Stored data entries
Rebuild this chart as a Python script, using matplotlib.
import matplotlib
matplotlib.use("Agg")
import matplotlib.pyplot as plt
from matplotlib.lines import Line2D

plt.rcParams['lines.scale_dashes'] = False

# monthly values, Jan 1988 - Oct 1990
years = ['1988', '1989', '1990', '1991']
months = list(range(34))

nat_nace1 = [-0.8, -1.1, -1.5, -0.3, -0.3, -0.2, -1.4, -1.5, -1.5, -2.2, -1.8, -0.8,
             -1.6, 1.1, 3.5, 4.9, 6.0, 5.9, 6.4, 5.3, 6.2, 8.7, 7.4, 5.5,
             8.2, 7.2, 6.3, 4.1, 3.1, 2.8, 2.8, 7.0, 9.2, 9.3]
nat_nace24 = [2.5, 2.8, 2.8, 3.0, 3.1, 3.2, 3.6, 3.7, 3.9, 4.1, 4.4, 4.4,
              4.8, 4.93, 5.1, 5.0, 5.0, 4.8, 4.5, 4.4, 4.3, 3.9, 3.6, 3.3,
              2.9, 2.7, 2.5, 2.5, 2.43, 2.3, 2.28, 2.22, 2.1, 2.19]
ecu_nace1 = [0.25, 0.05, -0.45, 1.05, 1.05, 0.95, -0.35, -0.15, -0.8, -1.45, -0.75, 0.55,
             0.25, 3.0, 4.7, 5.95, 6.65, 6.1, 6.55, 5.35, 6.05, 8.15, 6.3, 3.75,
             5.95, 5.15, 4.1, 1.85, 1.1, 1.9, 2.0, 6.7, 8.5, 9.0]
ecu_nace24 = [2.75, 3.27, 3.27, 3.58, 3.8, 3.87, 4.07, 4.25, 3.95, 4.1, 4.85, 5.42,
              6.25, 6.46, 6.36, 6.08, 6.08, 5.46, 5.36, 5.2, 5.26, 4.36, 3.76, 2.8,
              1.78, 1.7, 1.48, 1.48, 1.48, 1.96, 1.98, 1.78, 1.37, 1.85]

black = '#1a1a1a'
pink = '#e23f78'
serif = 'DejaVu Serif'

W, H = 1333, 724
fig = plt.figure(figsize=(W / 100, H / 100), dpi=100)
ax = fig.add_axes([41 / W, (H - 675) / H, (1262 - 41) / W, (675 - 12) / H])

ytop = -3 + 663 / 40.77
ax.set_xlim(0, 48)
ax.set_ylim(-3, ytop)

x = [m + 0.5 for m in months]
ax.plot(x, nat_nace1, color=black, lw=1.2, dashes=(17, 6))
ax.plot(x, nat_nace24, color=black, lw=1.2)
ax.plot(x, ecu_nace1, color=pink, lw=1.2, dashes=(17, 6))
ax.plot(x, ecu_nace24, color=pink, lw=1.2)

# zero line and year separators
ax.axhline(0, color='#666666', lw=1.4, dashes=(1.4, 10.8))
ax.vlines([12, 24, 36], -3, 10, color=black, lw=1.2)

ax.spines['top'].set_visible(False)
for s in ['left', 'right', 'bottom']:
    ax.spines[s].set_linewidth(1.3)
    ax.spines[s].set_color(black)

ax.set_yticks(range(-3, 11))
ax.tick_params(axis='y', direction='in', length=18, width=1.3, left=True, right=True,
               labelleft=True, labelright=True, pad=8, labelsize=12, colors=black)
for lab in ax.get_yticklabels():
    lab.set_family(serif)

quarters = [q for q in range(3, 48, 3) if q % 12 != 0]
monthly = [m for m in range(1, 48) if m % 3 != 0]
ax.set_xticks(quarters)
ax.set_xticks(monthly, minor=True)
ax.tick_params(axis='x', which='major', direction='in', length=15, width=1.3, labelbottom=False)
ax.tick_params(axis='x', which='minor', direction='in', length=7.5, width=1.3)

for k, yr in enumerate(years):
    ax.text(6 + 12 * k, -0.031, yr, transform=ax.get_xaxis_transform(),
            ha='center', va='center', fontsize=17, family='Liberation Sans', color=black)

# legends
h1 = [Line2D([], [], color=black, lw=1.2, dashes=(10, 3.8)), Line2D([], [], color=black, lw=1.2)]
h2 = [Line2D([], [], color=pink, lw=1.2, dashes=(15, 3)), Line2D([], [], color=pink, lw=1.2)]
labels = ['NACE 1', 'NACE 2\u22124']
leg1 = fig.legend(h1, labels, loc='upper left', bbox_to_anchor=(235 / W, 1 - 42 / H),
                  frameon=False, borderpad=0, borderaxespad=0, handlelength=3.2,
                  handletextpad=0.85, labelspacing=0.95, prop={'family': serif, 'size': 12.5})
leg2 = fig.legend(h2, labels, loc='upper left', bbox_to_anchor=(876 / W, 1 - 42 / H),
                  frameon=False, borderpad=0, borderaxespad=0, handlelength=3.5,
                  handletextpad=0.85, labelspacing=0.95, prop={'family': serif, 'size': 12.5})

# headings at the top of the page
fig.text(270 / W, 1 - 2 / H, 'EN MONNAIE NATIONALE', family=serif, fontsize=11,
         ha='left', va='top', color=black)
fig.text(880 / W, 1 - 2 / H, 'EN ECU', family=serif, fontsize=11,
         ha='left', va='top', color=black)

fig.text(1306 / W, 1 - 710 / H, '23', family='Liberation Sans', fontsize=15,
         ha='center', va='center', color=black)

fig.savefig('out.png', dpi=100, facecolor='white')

* * *

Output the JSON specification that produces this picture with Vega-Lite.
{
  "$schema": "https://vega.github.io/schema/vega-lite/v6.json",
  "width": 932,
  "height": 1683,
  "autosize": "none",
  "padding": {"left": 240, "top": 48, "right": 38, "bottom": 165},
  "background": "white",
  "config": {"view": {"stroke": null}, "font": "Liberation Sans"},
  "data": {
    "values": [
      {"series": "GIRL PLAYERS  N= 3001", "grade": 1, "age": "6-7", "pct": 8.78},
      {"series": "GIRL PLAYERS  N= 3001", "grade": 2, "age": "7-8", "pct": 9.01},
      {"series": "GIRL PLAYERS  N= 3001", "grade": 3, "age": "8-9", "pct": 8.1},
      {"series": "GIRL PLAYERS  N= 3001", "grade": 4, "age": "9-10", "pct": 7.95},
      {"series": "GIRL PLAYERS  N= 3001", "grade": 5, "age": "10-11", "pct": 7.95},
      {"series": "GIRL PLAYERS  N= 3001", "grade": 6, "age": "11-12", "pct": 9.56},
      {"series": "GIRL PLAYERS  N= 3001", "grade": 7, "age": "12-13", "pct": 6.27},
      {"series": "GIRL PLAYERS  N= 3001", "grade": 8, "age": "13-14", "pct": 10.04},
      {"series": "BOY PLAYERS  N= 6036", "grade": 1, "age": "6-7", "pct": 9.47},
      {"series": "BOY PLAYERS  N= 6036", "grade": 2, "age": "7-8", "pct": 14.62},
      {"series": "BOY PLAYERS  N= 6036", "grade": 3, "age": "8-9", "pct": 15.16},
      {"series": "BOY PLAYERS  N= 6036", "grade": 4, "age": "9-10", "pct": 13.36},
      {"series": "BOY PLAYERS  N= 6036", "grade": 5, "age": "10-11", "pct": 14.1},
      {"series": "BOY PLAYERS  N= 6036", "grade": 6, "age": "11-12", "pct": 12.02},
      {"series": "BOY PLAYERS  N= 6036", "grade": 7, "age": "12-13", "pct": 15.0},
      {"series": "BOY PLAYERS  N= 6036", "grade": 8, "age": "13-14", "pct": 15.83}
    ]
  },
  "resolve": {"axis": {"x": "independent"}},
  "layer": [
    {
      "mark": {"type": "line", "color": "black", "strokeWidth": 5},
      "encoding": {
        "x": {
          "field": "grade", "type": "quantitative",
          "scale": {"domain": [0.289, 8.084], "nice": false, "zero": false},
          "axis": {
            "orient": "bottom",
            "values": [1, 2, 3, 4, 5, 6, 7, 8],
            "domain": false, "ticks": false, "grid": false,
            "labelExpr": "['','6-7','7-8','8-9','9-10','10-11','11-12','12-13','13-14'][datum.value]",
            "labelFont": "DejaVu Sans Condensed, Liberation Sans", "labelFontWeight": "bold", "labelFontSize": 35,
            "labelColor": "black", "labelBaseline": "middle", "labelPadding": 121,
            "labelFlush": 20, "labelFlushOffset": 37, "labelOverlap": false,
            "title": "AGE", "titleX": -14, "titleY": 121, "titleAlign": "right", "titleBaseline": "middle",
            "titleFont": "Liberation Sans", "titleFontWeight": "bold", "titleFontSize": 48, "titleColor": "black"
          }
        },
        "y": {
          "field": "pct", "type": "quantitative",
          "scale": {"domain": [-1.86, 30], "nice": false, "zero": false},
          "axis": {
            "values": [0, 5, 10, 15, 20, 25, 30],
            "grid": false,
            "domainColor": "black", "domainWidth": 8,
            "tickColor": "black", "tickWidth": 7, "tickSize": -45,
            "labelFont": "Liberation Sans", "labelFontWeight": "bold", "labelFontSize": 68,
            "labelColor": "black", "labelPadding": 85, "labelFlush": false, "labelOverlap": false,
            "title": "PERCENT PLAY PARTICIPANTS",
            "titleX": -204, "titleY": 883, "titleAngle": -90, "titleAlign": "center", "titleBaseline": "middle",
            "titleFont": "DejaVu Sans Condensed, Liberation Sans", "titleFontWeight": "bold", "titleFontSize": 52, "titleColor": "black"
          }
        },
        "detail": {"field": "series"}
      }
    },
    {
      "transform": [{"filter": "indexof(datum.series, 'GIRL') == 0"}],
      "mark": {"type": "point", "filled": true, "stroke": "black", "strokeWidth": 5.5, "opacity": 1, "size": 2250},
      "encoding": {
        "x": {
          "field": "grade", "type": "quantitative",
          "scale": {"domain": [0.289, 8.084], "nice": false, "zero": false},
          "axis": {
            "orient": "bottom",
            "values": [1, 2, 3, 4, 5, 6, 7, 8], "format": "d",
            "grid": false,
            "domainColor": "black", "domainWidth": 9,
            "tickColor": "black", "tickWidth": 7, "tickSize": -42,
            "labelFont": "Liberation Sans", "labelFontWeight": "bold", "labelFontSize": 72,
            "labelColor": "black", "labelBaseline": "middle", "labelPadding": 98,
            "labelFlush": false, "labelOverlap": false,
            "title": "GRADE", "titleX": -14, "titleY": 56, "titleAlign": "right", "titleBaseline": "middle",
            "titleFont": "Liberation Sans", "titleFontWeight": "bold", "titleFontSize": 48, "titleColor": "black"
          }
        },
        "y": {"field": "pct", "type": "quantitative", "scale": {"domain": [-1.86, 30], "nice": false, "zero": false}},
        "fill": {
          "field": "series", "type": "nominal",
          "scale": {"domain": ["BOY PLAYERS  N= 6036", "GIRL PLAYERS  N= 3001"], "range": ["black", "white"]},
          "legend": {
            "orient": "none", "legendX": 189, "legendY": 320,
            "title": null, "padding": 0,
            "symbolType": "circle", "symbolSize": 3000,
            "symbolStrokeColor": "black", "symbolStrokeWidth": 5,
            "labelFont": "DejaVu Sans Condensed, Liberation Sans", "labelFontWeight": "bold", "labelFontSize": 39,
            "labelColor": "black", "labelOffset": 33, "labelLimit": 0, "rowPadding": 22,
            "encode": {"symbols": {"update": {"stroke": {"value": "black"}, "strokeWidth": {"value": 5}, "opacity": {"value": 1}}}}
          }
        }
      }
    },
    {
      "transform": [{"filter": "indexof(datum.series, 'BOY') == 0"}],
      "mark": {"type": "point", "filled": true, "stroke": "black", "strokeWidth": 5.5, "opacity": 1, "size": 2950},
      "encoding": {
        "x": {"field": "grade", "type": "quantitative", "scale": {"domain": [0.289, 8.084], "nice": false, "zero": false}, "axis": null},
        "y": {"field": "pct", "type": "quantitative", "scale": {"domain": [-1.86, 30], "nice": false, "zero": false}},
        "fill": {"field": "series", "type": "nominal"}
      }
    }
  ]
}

Given request: Print exactly the lines from the one containing "Rebuild this chart" to the one containing "months = list(range(34))", both included, and nothing else.

Worked solution:
Rebuild this chart as a Python script, using matplotlib.
import matplotlib
matplotlib.use("Agg")
import matplotlib.pyplot as plt
from matplotlib.lines import Line2D

plt.rcParams['lines.scale_dashes'] = False

# monthly values, Jan 1988 - Oct 1990
years = ['1988', '1989', '1990', '1991']
months = list(range(34))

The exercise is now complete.